Data to process:
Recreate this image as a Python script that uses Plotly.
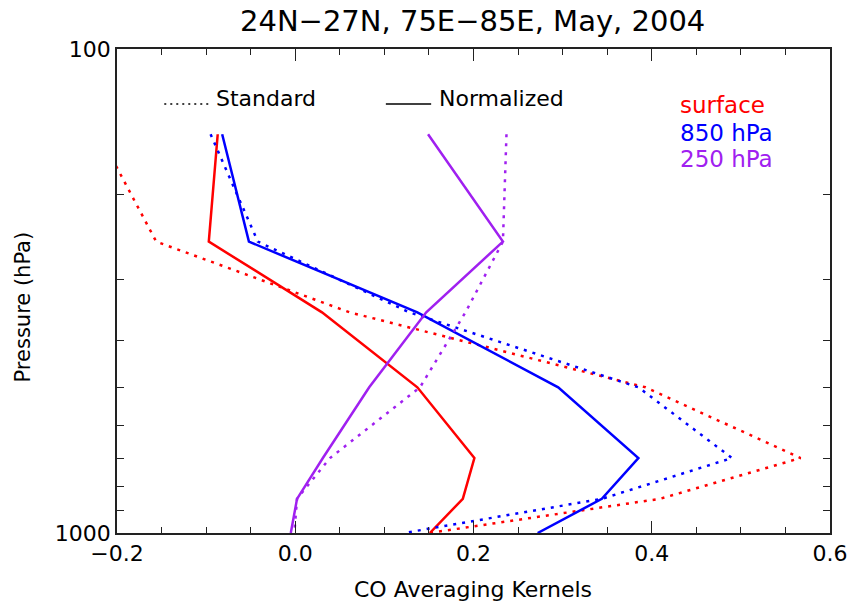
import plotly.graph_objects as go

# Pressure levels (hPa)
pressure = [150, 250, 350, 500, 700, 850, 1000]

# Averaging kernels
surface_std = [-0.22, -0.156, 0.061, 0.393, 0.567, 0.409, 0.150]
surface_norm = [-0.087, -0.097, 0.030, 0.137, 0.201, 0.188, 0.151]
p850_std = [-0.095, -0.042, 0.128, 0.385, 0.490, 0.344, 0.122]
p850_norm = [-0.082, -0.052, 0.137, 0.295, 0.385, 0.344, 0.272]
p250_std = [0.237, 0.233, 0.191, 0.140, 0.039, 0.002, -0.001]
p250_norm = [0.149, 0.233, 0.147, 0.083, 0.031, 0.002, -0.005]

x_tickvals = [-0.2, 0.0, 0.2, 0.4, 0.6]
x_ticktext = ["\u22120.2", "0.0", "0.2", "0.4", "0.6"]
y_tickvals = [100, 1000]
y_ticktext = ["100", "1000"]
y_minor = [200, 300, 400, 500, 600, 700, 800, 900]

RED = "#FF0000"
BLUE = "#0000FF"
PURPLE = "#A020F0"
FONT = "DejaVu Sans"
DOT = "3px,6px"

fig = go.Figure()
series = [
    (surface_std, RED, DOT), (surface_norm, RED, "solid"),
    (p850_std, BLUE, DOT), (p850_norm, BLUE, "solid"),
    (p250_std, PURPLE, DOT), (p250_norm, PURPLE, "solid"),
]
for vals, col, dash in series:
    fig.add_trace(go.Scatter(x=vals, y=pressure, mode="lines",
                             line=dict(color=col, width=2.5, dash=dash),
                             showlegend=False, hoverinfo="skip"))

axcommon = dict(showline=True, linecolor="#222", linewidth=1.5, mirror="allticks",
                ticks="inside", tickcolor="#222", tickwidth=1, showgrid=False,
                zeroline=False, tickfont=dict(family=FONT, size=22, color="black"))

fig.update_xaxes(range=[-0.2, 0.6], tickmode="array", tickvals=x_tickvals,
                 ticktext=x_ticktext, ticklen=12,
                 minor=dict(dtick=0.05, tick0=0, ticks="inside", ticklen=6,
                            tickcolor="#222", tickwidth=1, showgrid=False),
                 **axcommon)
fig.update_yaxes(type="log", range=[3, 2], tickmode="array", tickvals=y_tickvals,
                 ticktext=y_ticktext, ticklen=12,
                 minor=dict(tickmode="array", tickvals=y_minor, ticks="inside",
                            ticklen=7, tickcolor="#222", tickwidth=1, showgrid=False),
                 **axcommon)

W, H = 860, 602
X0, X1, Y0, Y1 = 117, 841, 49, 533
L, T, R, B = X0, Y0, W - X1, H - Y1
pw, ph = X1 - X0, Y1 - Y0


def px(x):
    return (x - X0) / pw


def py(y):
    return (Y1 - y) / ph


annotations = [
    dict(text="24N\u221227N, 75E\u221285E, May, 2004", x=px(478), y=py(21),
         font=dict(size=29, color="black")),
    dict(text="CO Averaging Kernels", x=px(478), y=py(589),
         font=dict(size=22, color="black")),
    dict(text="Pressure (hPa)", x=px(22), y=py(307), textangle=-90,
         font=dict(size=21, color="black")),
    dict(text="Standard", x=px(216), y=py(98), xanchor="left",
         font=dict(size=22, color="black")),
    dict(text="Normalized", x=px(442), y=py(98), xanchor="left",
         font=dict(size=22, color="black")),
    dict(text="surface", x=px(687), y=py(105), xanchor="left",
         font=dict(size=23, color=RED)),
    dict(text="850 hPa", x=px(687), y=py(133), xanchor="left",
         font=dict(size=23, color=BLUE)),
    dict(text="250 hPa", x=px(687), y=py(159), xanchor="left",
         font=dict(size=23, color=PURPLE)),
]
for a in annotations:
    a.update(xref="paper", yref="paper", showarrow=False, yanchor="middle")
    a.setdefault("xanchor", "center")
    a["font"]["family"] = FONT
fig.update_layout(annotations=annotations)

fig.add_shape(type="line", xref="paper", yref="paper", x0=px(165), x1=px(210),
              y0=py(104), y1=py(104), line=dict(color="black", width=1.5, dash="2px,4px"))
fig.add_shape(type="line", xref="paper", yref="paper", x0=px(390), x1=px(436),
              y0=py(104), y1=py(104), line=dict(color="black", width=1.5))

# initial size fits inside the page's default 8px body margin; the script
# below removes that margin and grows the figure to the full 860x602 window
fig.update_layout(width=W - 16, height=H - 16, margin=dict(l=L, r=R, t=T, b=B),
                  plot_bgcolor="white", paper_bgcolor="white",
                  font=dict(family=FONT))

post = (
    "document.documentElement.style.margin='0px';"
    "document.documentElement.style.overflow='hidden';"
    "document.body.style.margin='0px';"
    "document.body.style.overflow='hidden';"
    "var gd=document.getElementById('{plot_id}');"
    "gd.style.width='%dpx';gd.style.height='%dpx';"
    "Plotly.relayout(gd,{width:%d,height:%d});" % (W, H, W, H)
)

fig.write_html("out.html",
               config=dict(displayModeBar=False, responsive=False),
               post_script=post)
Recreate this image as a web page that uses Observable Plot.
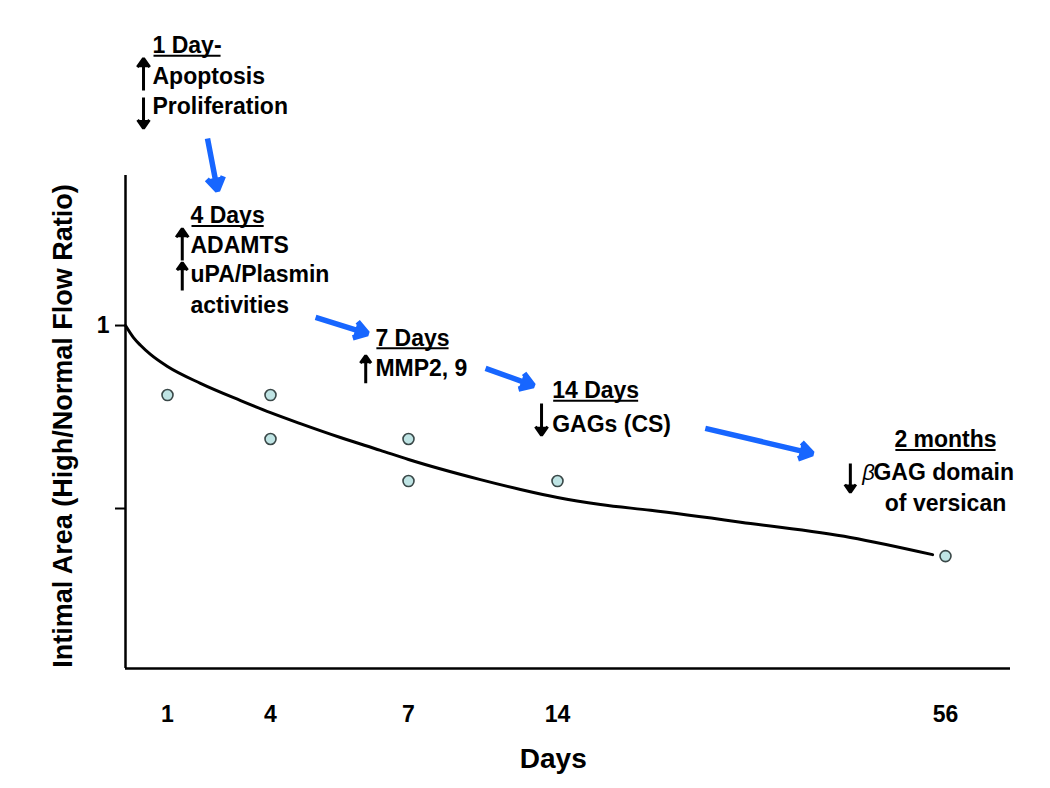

Given exercise: Among the lines of the data, identify those with the word "this". Copy each of them.

Exercise solution:
Recreate this image as a Python script that uses Plotly.
Recreate this image as a web page that uses Observable Plot.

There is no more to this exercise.